This migration unifies the indexes among the different databases. So far, only MySQL has all the needed indexes because
it implicitly creates indexes for foreign key columns, which has to be done manually for PostgreSQL and SQLite.
However, migration 0005 also introduced a broken UNIQUE constraint on the addressbooks table exclusively for MySQL
(UNIQUE(user\_id, presetname)) - a user can get several addressbooks from a preset, hence this makes no sense.
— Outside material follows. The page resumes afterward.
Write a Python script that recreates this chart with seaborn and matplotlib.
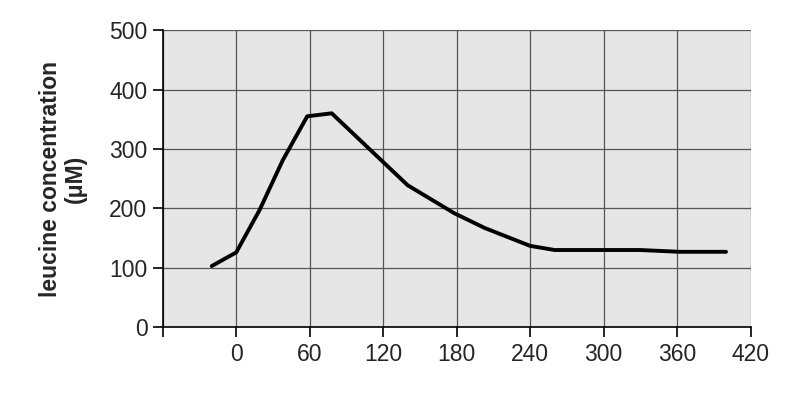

Overview of indexes and unique constraint indexes enabled in different databases (primary key omitted):
| Table | Index | MySQL | PostgreSQL | SQLite |
|--------------|------------------------------------|:-----:|:----------:|:------:|
| Addressbooks | user\_id | ✔ | ✖ | ✖ |
| Addressbooks | Unique(user\_id,presetname) | 🐞 | 👍 | 👍 |
| Contacts | abook\_id | ✔ | ✔ | ✔ |
| Contacts | Unique(uri, abook\_id) | ✔ | ✔ | ✔ |
| Contacts | Unique(cuid, abook\_id) | ✔ | ✔ | ✔ |
| XSubTypes | abook\_id | ✔ | ✖ | ✖ |
| XSubTypes | Unique(typename,subtype,abook\_id) | ✔ | ✔ | ✔ |
| Groups | abook\_id | ✔ | ✖ | ✖ |
| Groups | Unique(uri, abook\_id) | ✔ | ✔ | ✔ |
| Groups | Unique(cuid, abook\_id) | ✔ | ✔ | ✔ |
| Migrations | Unique(filename) | ✔ | ✔ | ✔ |
| Group\_User | contact\_id | ✔ | ✖ | ✖ |
| Group\_User | group\_id | ✔ | ✖ | ✖ |
This migration drops the broken index of MySQL and adds the missing indexes for SQLite and PostgreSQL.